Tangalooma Wrecks, drone pictures provided by Michael Byriel and Flight Room
How to Get to Moreton Island
- Micat Ferry from Port of Brisbane; Howard Smith Drive It’s a 90 minutes ride by Micat ferry to Tangalooma Jetty. If taking the Micat park your car either on their property for a small fee or park the car outside on the Howard Smith Drive on grass marked with white lines. The ferry service operates on demand; during the peak season up to five times but in the low season just once a day but not on Wednesdays. Booking Micat Ferry
- There was another option from Redcliffe, Scarborough Jetty to Bulwer, but this service is not any longer offered at the moment; day trips to the wrecks and back only.

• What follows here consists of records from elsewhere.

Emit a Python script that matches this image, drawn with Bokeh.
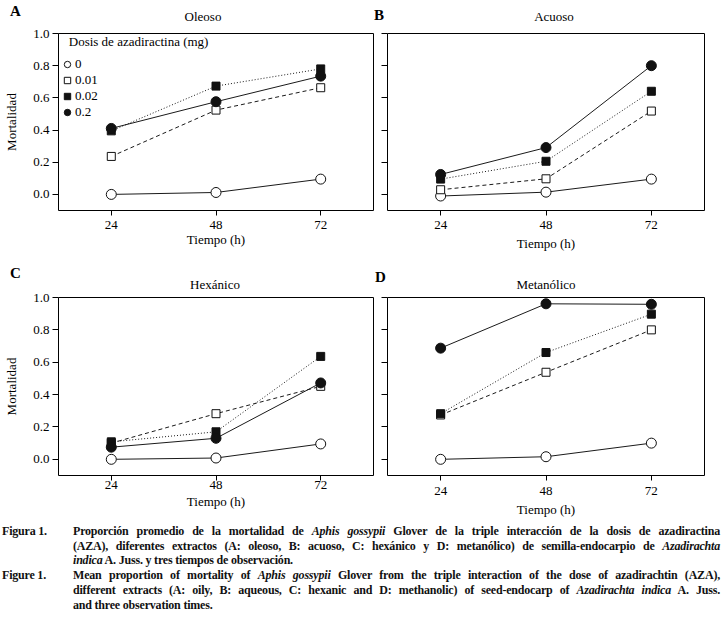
from bokeh.plotting import figure
from bokeh.models import Legend, LegendItem, Range1d, FixedTicker, Div, NumeralTickFormatter
from bokeh.layouts import column, row
from bokeh.embed import file_html
from bokeh.resources import INLINE

# ---------------- data ----------------
times = [24, 48, 72]
x_ticks = [24, 48, 72]
y_ticks = [0.0, 0.2, 0.4, 0.6, 0.8, 1.0]
doses = ["0", "0.01", "0.02", "0.2"]

# A: Oleoso
oleoso_0 = [0.0, 0.012, 0.095]
oleoso_001 = [0.236, 0.524, 0.663]
oleoso_002 = [0.395, 0.673, 0.78]
oleoso_02 = [0.41, 0.576, 0.735]
# B: Acuoso
acuoso_0 = [-0.01, 0.014, 0.095]
acuoso_001 = [0.029, 0.097, 0.518]
acuoso_002 = [0.095, 0.206, 0.641]
acuoso_02 = [0.124, 0.291, 0.80]
# C: Hexánico
hexanico_0 = [0.0, 0.008, 0.095]
hexanico_001 = [0.10, 0.282, 0.451]
hexanico_002 = [0.108, 0.17, 0.636]
hexanico_02 = [0.075, 0.13, 0.472]
# D: Metanólico
metanolico_0 = [0.0, 0.016, 0.10]
metanolico_001 = [0.274, 0.538, 0.80]
metanolico_002 = [0.282, 0.66, 0.897]
metanolico_02 = [0.687, 0.961, 0.958]

FONT = "Liberation Serif"
styles = {
    "0": dict(marker="circle", fill="white", dash="solid", size=10),
    "0.01": dict(marker="square", fill="white", dash="4 3", size=8),
    "0.02": dict(marker="square", fill="#111111", dash="1 2", size=8),
    "0.2": dict(marker="circle", fill="#111111", dash="solid", size=10),
}


def make_panel(series, show_ylab, fw, fh, bl, br, bt, bb,
               lab_standoff, axlab_standoff, legend=False):
    p = figure(output_backend="svg", toolbar_location=None,
               frame_width=fw, frame_height=fh,
               min_border_left=bl, min_border_right=br,
               min_border_top=bt, min_border_bottom=bb,
               x_range=Range1d(11.9, 84.1), y_range=Range1d(-0.1, 1.0),
               background_fill_color="white", border_fill_color="white")
    p.xgrid.visible = False
    p.ygrid.visible = False
    p.outline_line_color = "black"
    p.outline_line_width = 1
    p.outline_line_alpha = 1

    p.axis.axis_line_color = None
    p.axis.major_tick_line_color = "black"
    p.axis.minor_tick_line_color = None
    p.axis.major_tick_in = 0
    p.axis.major_label_text_font = FONT
    p.axis.major_label_text_font_size = "13px"
    p.axis.major_label_text_color = "black"
    p.axis.axis_label_text_font = FONT
    p.axis.axis_label_text_font_size = "13px"
    p.axis.axis_label_text_font_style = "normal"
    p.axis.axis_label_text_color = "black"

    p.xaxis.ticker = FixedTicker(ticks=x_ticks)
    p.xaxis.major_tick_out = 5
    p.xaxis.major_label_standoff = lab_standoff
    p.xaxis.axis_label = "Tiempo (h)"
    p.xaxis.axis_label_standoff = axlab_standoff

    p.yaxis.ticker = FixedTicker(ticks=y_ticks)
    p.yaxis.major_tick_out = 6
    p.yaxis.formatter = NumeralTickFormatter(format="0.0")
    if show_ylab:
        p.yaxis.axis_label = "Mortalidad"
        p.yaxis.major_label_standoff = 3
        p.yaxis.axis_label_standoff = 11
    else:
        p.yaxis.major_label_overrides = {t: "" for t in y_ticks}
        p.yaxis.major_label_standoff = 0

    items = []
    for d, vals in zip(doses, series):
        s = styles[d]
        p.line(times, vals, line_color="#1a1a1a", line_width=1, line_dash=s["dash"])
    for d, vals in zip(doses, series):
        s = styles[d]
        r = p.scatter(times, vals, marker=s["marker"], size=s["size"],
                      fill_color=s["fill"], line_color="#111111", line_width=1)
        items.append(LegendItem(label=d, renderers=[r]))

    if legend:
        lg = Legend(items=items, location="top_left",
                    title="\u00a0\u00a0\u00a0Dosis de azadiractina (mg)",
                    title_text_font=FONT, title_text_font_size="13px",
                    title_text_font_style="normal", title_text_color="black",
                    title_standoff=6,
                    label_text_font=FONT, label_text_font_size="13px",
                    label_text_color="black",
                    glyph_width=16, glyph_height=16, label_height=14,
                    label_standoff=0, spacing=0, padding=0, margin=1,
                    border_line_color=None, background_fill_alpha=0)
        p.add_layout(lg)
    return p


pA = make_panel([oleoso_0, oleoso_001, oleoso_002, oleoso_02],
                True, 315, 177, 58, 7, 8, 48, 5, 0, legend=True)
pB = make_panel([acuoso_0, acuoso_001, acuoso_002, acuoso_02],
                False, 317, 177, 7, 14, 8, 48, 5, 4)
pC = make_panel([hexanico_0, hexanico_001, hexanico_002, hexanico_02],
                True, 315, 178, 58, 7, 8, 43, 0, 2)
pD = make_panel([metanolico_0, metanolico_001, metanolico_002, metanolico_02],
                False, 317, 178, 7, 14, 8, 43, 6, 4)

span = ("position:absolute;white-space:nowrap;line-height:16px;color:black;"
        "font-family:'Liberation Serif';")


def header(h, entries):
    parts = []
    for txt, x, yc, kind in entries:
        if kind == "letter":
            parts.append(f'<span style="{span}font-size:15px;font-weight:bold;'
                         f'left:{x}px;top:{yc - 8}px;">{txt}</span>')
        else:
            parts.append(f'<span style="{span}font-size:13px;left:{x}px;top:{yc - 8}px;'
                         f'transform:translateX(-50%);">{txt}</span>')
    html = f'<div style="position:relative;width:722px;height:{h}px;">' + "".join(parts) + "</div>"
    return Div(text=html, width=722, height=h, margin=0)


head1 = header(25, [("A", 10, 11, "letter"), ("Oleoso", 203, 17, "title"),
                    ("B", 374, 15, "letter"), ("Acuoso", 554, 17, "title")])
head2 = header(31, [("C", 10, 15, "letter"), ("Hexánico", 215, 27, "title"),
                    ("D", 375, 19, "letter"), ("Metanólico", 546, 27, "title")])

line_style = "white-space:nowrap;text-align:justify;text-align-last:justify;width:647px;"
last_style = "white-space:nowrap;text-align:left;width:647px;"
cap = f"""
<div style="position:relative;left:2px;margin-top:5px;font-family:'Liberation Serif';font-weight:bold;font-size:12px;letter-spacing:-0.2px;line-height:14.7px;color:#111;width:718px;">
 <div style="display:flex;">
  <div style="width:71px;flex:none;">Figura 1.</div>
  <div>
   <div style="{line_style}">Proporción promedio de la mortalidad de <i>Aphis gossypii</i> Glover de la triple interacción de la dosis de azadiractina</div>
   <div style="{line_style}">(AZA), diferentes extractos (A: oleoso, B: acuoso, C: hexánico y D: metanólico) de semilla-endocarpio de <i>Azadirachta</i></div>
   <div style="{last_style}"><i>indica</i> A. Juss. y tres tiempos de observación.</div>
  </div>
 </div>
 <div style="display:flex;">
  <div style="width:71px;flex:none;">Figure 1.</div>
  <div>
   <div style="{line_style}">Mean proportion of mortality of <i>Aphis gossypii</i> Glover from the triple interaction of the dose of azadirachtin (AZA),</div>
   <div style="{line_style}">different extracts (A: oily, B: aqueous, C: hexanic and D: methanolic) of seed-endocarp of <i>Azadirachta indica</i> A. Juss.</div>
   <div style="{last_style}">and three observation times.</div>
  </div>
 </div>
</div>
"""
div = Div(text=cap, width=720, height=105, margin=0)

layout = column(head1, row(pA, pB), head2, row(pC, pD), div)
open("out.html", "w").write(file_html(layout, INLINE))
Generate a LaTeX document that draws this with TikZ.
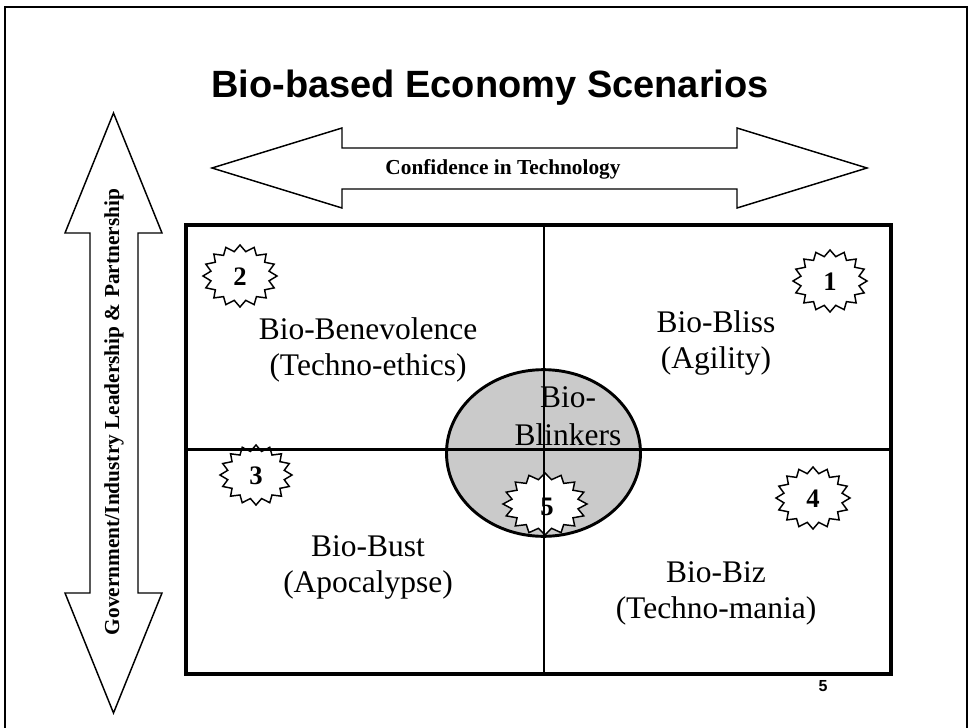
\documentclass[tikz,border=0pt]{standalone}
\usepackage{fontspec}
\setmainfont{Liberation Serif}
\newfontfamily\headfont{Liberation Sans}
\usetikzlibrary{shapes.geometric}
\definecolor{blinkgray}{RGB}{202,202,202}

% starburst outline: centre x, centre y, x radius, y radius
\newcommand\burstpath[4]{%
  \draw[burstline] plot[samples at={0,...,31}, variable=\k]
    ({#1+#3*(1-0.2*mod(\k,2))*cos(90+\k*11.25)},
     {#2+#4*(1-0.2*mod(\k,2))*sin(90+\k*11.25)}) -- cycle;
}

\begin{document}
\begin{tikzpicture}[x=0.75pt,y=-0.75pt,
  arrowshape/.style={draw=black, line width=1.1pt, fill=white, line join=miter},
  axislabel/.style={font=\fontsize{16}{19}\selectfont\bfseries, inner sep=0pt},
  quadlabel/.style={font=\fontsize{23.6}{27}\selectfont, align=center, inner sep=0pt},
  burstline/.style={draw=black, line width=1.1pt, fill=white, line join=miter},
  burstnum/.style={font=\fontsize{20}{24}\selectfont\bfseries, inner sep=0pt},
  gridline/.style={draw=black, line width=1.9pt},
]
\useasboundingbox (0,0) rectangle (971,728);
\fill[white] (0,0) rectangle (971,728);

% slide frame
\draw[line width=1.5pt] (5,740) -- (5,7) -- (967,7) -- (967,740);

% title
\node[font=\headfont\bfseries\fontsize{28.5}{34}\selectfont, anchor=base, inner sep=0pt]
  (title) at (490,97) {Bio-based Economy Scenarios};

% horizontal axis arrow
\draw[arrowshape] (212,168) -- (342,128) -- (342,148) -- (737,148) -- (737,128)
  -- (867,168) -- (737,208) -- (737,189) -- (342,189) -- (342,208) -- cycle;
\node[axislabel, anchor=base] (conf) at (503,174) {Confidence in Technology};

% vertical axis arrow
\draw[arrowshape] (113.5,113) -- (162,233) -- (138,233) -- (138,593) -- (162,593)
  -- (113.5,713) -- (65,593) -- (90,593) -- (90,233) -- (65,233) -- cycle;
\node[axislabel, rotate=90] (gov) at (114,412) {Government/Industry Leadership \& Partnership};

% central scenario
\node[ellipse, draw=black, line width=2.2pt, fill=blinkgray, inner sep=0pt,
  minimum width=145.5pt, minimum height=125pt] (ell) at (543.5,453) {};

% starbursts
\burstpath{830}{281}{37}{31}
\burstpath{240}{276}{37}{31}
\burstpath{256}{475}{36}{30}
\burstpath{813}{498}{37}{31}
\burstpath{545}{504}{42}{31}

% quadrant grid
\draw[line width=2.3pt] (186,225) rectangle (891,674);
\draw[gridline] (544,225) -- (544,674);
\draw[gridline] (186,449.5) -- (891,449.5);

% scenario numbers
\node[burstnum] (n1) at (830,282) {1};
\node[burstnum] (n2) at (240,277) {2};
\node[burstnum] (n3) at (256,476) {3};
\node[burstnum] (n4) at (813,499) {4};
\node[burstnum] (n5) at (547,507) {5};

% scenario names
\node[quadlabel] (q2) at (368,350) {Bio-Benevolence\\(Techno-ethics)};
\node[quadlabel] (q1) at (716,343) {Bio-Bliss\\(Agility)};
\node[quadlabel] (q3) at (368,567) {Bio-Bust\\(Apocalypse)};
\node[quadlabel] (q4) at (716,593) {Bio-Biz\\(Techno-mania)};
\node[quadlabel, font=\fontsize{23.6}{28.5}\selectfont] (blink) at (568,416) {Bio-\\Blinkers};

% page number
\node[font=\headfont\bfseries\fontsize{12}{14}\selectfont, anchor=base, inner sep=0pt]
  (pg) at (823,691) {5};
\end{tikzpicture}
\end{document}
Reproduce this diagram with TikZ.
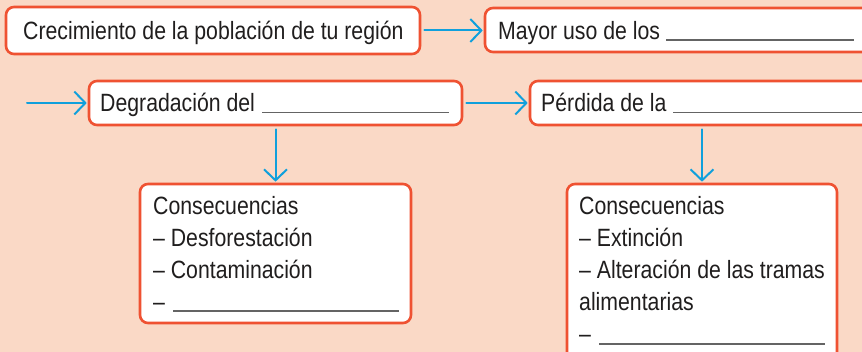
\documentclass[tikz,border=0pt]{standalone}
\usepackage{fontspec}
\setmainfont{Liberation Sans}[FakeStretch=0.85]
\usetikzlibrary{arrows.meta}
\definecolor{bg}{RGB}{250,217,198}
\definecolor{bord}{RGB}{239,82,50}
\definecolor{arr}{RGB}{16,160,220}
\definecolor{txt}{RGB}{32,30,30}
\definecolor{uln}{RGB}{100,100,100}
\begin{document}
\begin{tikzpicture}[x=1pt,y=-1pt,
 box/.style={draw=bord, line width=2.6pt, fill=white, rounded corners=8pt, inner sep=0pt},
 lbl/.style={anchor=base west, inner sep=0pt, text=txt, font=\fontsize{25}{32}\selectfont},
 conn/.style={draw=arr, line width=2pt, line cap=round, -{Straight Barb[length=11pt,width=23pt,line width=2pt]}, shorten <=3pt, shorten >=1pt},
 uline/.style={draw=uln, line width=1.3pt}]
\fill[bg] (0,0) rectangle (862,352);
\useasboundingbox (0,0) rectangle (862,352);
\clip (0,0) rectangle (862,352);
% boxes
\node[box, minimum width=414pt, minimum height=47pt] (b1) at (213,30.5) {};
\node[box, minimum width=414pt, minimum height=44pt] (b2) at (692,30) {};
\node[box, minimum width=373pt, minimum height=44pt] (b3) at (275.5,103) {};
\node[box, minimum width=369pt, minimum height=44pt] (b4) at (714.5,103) {};
\node[box, minimum width=271pt, minimum height=139pt] (b5) at (275.5,253.5) {};
\node[box, minimum width=270pt, minimum height=215pt] (b6) at (702,291.5) {};
% connectors
\coordinate (s3) at (27,103);
\draw[conn] (b1.east) -- (b1.east -| b2.west);
\draw[conn, shorten <=0pt] (s3) -- (b3.west);
\draw[conn] (b3.east) -- (b4.west);
\draw[conn] (b3.south) -- (b5.north);
\draw[conn] (b4.south -| b6.north) -- (b6.north);
% texts
\node[lbl] (t1) at (23,40) {Crecimiento de la población de tu región};
\node[lbl] (t2) at (498,40) {Mayor uso de los};
\node[lbl] (t3) at (100,112) {Degradación del};
\node[lbl] (t4) at (541,112) {Pérdida de la};
\node[lbl] (c1) at (153,215) {Consecuencias};
\node[lbl] (c2) at (153,247) {– Desforestación};
\node[lbl] (c3) at (153,279) {– Contaminación};
\node[lbl] (c4) at (153,311) {–};
\node[lbl] (d1) at (579,215) {Consecuencias};
\node[lbl] (d2) at (579,247) {– Extinción};
\node[lbl] (d3) at (579,279) {– Alteración de las tramas};
\node[lbl] (d4) at (579,311) {alimentarias};
\node[lbl] (d5) at (579,343) {–};
% blanks
\draw[uline] (666,40) -- (854,40);
\draw[uline] (262,112.5) -- (449,112.5);
\draw[uline] (673,112.5) -- (870,112.5);
\draw[uline] (173,311) -- (399,311);
\draw[uline] (599,344) -- (825,344);
\end{tikzpicture}
\end{document}
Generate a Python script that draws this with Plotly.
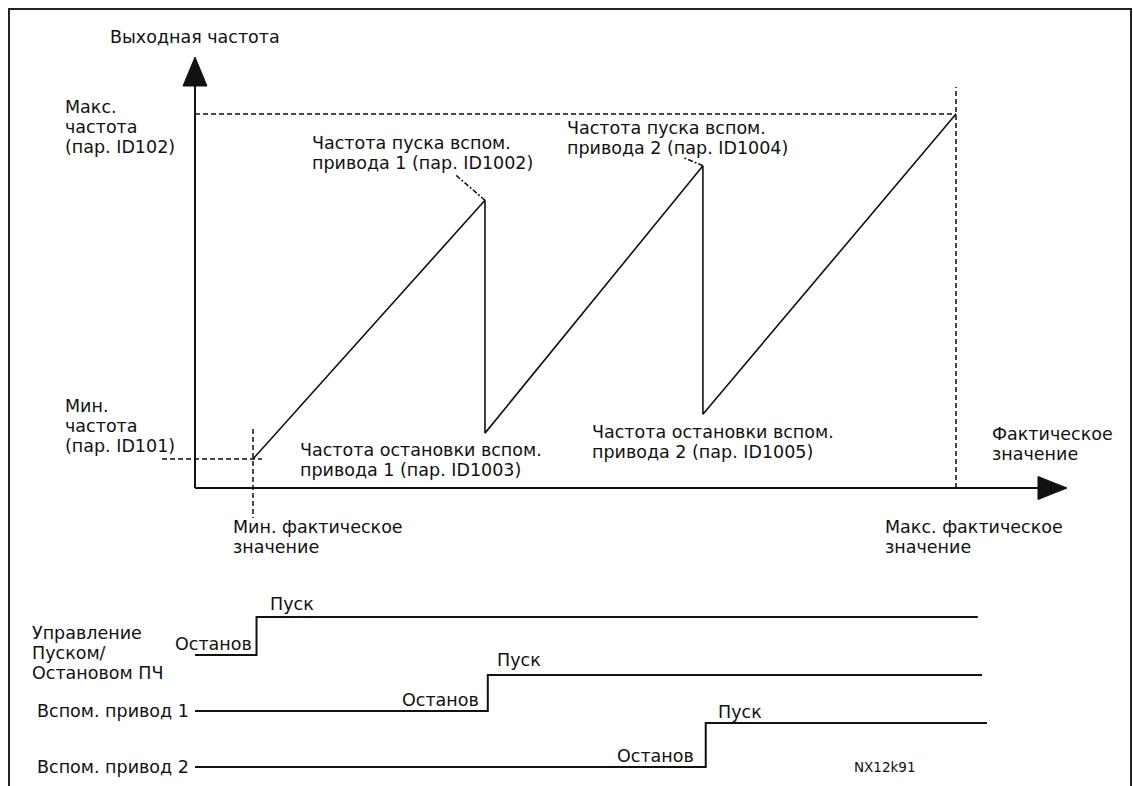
import plotly.graph_objects as go

W, H = 1133, 786

# ---------------- data ----------------
# actual value in % of the range [min actual .. max actual]
saw_actual = [0, 33, 33, 64, 64, 100]
# output frequency in % of the range [min freq .. max freq]
saw_freq = [0, 75, 7.5, 85, 13, 100]
actual_limits = [0, 100]      # min / max actual value
freq_limits = [0, 100]        # min / max output frequency
peak_index = [1, 3]           # start-frequency points of aux drives 1 and 2

signal_names = [["Управление", "Пуском/", "Остановом ПЧ"], ["Вспом. привод 1"], ["Вспом. привод 2"]]
signal_switch = [0.5, 33.4, 64.4]   # actual value where the signal goes Stop -> Start
signal_end = [103.1, 103.7, 104.4]
state_labels = ["Останов", "Пуск"]

# ---------------- geometry / style ----------------
X0, XS = 253, 7.03     # pixel of actual=0, px per unit
Y0, YS = 459, 3.45     # pixel of freq=0, px per unit
R0, RS = 655, 56       # pixel of signal row 0 baseline, px per row
STEP_H = [38 / 56, 36 / 56, 44 / 56]
LS = 20                # text line spacing, px

def dx(px):
    return (px - X0) / XS

def dy(py):
    return (Y0 - py) / YS

def px2paper(px, py):
    return px / W, 1 - py / H

FS = 17.5
FONT = dict(family="DejaVu Sans", size=FS, color="#111")
INK = "#111"

ax_x0 = dx(195)
ax_y0 = dy(488)

fig = go.Figure()

def line(x, y, width=1.5, dash="solid", yaxis="y", color=INK):
    fig.add_trace(go.Scatter(x=x, y=y, mode="lines", yaxis=yaxis,
                             line=dict(color=color, width=width, dash=dash),
                             hoverinfo="skip", showlegend=False))

# axes
line([ax_x0, ax_x0], [ax_y0, dy(86)], width=2)
line([ax_x0, dx(1040)], [ax_y0, ax_y0], width=2)
# arrowheads
fig.add_trace(go.Scatter(x=[ax_x0 - 12 / XS, ax_x0 + 12 / XS, ax_x0, ax_x0 - 12 / XS],
                         y=[dy(86), dy(86), dy(57), dy(86)], mode="lines", fill="toself",
                         fillcolor=INK, line=dict(color=INK, width=1), hoverinfo="skip",
                         showlegend=False))
fig.add_trace(go.Scatter(x=[dx(1038), dx(1038), dx(1067), dx(1038)],
                         y=[ax_y0 + 11.5 / YS, ax_y0 - 11.5 / YS, ax_y0, ax_y0 + 11.5 / YS],
                         mode="lines", fill="toself", fillcolor=INK,
                         line=dict(color=INK, width=1), hoverinfo="skip", showlegend=False))

# reference dashed lines
DASH = "5px,3px"
line([ax_x0, actual_limits[1]], [freq_limits[1], freq_limits[1]], dash=DASH)
line([actual_limits[1], actual_limits[1]], [ax_y0, dy(87)], dash=DASH)
line([dx(162), dx(262)], [freq_limits[0], freq_limits[0]], dash=DASH)
line([actual_limits[0], actual_limits[0]], [dy(429), dy(518)], dash=DASH)

# sawtooth
line(saw_actual, saw_freq, width=1.6)

# leader lines from peaks to their labels
leader_off = [(-29, 25), (-19, 8)]
for k, (ox, oy) in zip(peak_index, leader_off):
    line([saw_actual[k], saw_actual[k] + ox / XS], [saw_freq[k], saw_freq[k] + oy / YS],
         width=1.5, dash="5px,2px,2px,2px")

# logic signals
for i, (sw, end) in enumerate(zip(signal_switch, signal_end)):
    base = -i
    hi = base + STEP_H[i]
    line([ax_x0, sw, sw, end], [base, base, hi, hi], width=2, yaxis="y2")

annotations = []

def text(lines, px, py, xanchor="left", size=FS):
    if isinstance(lines, str):
        lines = [lines]
    for j, t in enumerate(lines):
        x, y = px2paper(px, py + j * LS)
        annotations.append(dict(text=t, x=x, y=y, xref="paper", yref="paper",
                                xanchor=xanchor, yanchor="middle", showarrow=False,
                                font=dict(FONT, size=size)))

text("Выходная частота", 108, 37)
text(["Макс.", "частота", "(пар. ID102)"], 63, 107)
text(["Частота пуска вспом.", "привода 1 (пар. ID1002)"], 310, 143)
text(["Частота пуска вспом.", "привода 2 (пар. ID1004)"], 565, 128)
text(["Мин.", "частота", "(пар. ID101)"], 63, 406)
text(["Частота остановки вспом.", "привода 1 (пар. ID1003)"], 298, 450)
text(["Частота остановки вспом.", "привода 2 (пар. ID1005)"], 590, 432)
text(["Фактическое", "значение"], 990, 434)
text(["Мин. фактическое", "значение"], 231, 527)
text(["Макс. фактическое", "значение"], 883, 527)
text(signal_names[0], 30, 633)
text(signal_names[1], 191, R0 + RS * 1, xanchor="right")
text(signal_names[2], 191, R0 + RS * 2, xanchor="right")
text("NX12k91", 852, 767, size=13.5)

# state labels next to each switching edge
stop_shift = [(-3, 11), (-7, 11), (-10, 11)]
start_shift = [(11, 13), (7, 15), (10, 11)]
for i, sw in enumerate(signal_switch):
    base = -i
    hi = base + STEP_H[i]
    annotations.append(dict(text=state_labels[0], x=sw, y=base, xref="x", yref="y2",
                            xanchor="right", yanchor="middle", showarrow=False,
                            xshift=stop_shift[i][0], yshift=stop_shift[i][1], font=FONT))
    annotations.append(dict(text=state_labels[1], x=sw, y=hi, xref="x", yref="y2",
                            xanchor="left", yanchor="middle", showarrow=False,
                            xshift=start_shift[i][0], yshift=start_shift[i][1], font=FONT))

# outer frame
fl, ft = px2paper(9, 9)
fr, fb = px2paper(1131, 790)
shapes = [dict(type="path", xref="paper", yref="paper",
               path=f"M {fl} {fb} L {fl} {ft} L {fr} {ft} L {fr} {fb}",
               line=dict(color="#222", width=2))]

fig.update_layout(
    width=W, height=H,
    margin=dict(l=0, r=0, t=0, b=0),
    paper_bgcolor="white", plot_bgcolor="white",
    showlegend=False, hovermode=False,
    xaxis=dict(range=[dx(0), dx(W)], visible=False, fixedrange=True),
    yaxis=dict(range=[dy(H), dy(0)], visible=False, fixedrange=True),
    yaxis2=dict(range=[(R0 - H) / RS, R0 / RS], visible=False, fixedrange=True,
                overlaying="y", anchor="x"),
    annotations=annotations,
    shapes=shapes,
)

fig.write_html("out.html", config={"displayModeBar": False},
               post_script="document.body.style.margin='0';document.body.style.overflow='hidden';")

If you like to explore the island by car, a higher clearance 4WD is essential to drive along the sandy tracks. Occasionally, some beaches are inaccessible during very high tides. For a long-term stay, bring your own petrol. A permit for your car is required before entering Moreton. Vehicle access permit for Moreton
Ben-Ewa Beach accessible by jeeps
Things to Do and Highlights on Moreton Island
- Snorkelling between and around the 15 Tangalooma Wrecks and the beach is awesome. Bring your snorkel equipment or rent it at your accommodation. Be aware of the currents in the open sea when leaving the safe wreck area. The currents run in parallel to the shoreline. Don’t swim against it, let yourself float with the currents and swim back to the beach when it gets less strong. The wrecks were sunk at Moreton Bay in 1963 for a safe anchorage of the boats. Coincidently a human-made reef with colourful fish in abundance got created. Sea turtles can be spotted here, as well. Residents try to get more wrecks placed at Moreton.
- Diving; Flinders Reef north of Moreton Island is an excellent spot for diving.
- Climb to the top of one of the many dunes for a breathtaking view or to the top of Mount Tempest; the highest coastal dune and enjoy the scenic 360° view
- Take a bath in the marvellous Champagne Pools at North Point. Volcanic rock and sandstone form a breakwater for the heavy surf.
- The Blue Lagoon is an excellent camping spot and a cool refreshing lake as well.
- Surfing on the eastern side with strong surf.
- Sandboarding or sand tobogganing; reach a speed of up to 60 km/h on one of the many dunes.
- Hiking, there are plenty of short and half-day walks to explore the island.
- Fishing is popular either on the island or deep-sea fishing from a boat.
- Dolphin feeding at Tangalooma Resort during sunset. They also offer a guided snorkel trip to the Tangalooma shipwrecks by boat.
- Sun protection and sunscreen
- Everything for a great beach day
- Snorkel gear
- Be self-sufficient; there is just one store at Bulwer, bring your own food and enough water.
Dogs are almost not allowed on Moreton Island. You can bring your dog to “The Wrecks” campground only. 98% of Moreton belong to the National Park, where pets are not permitted.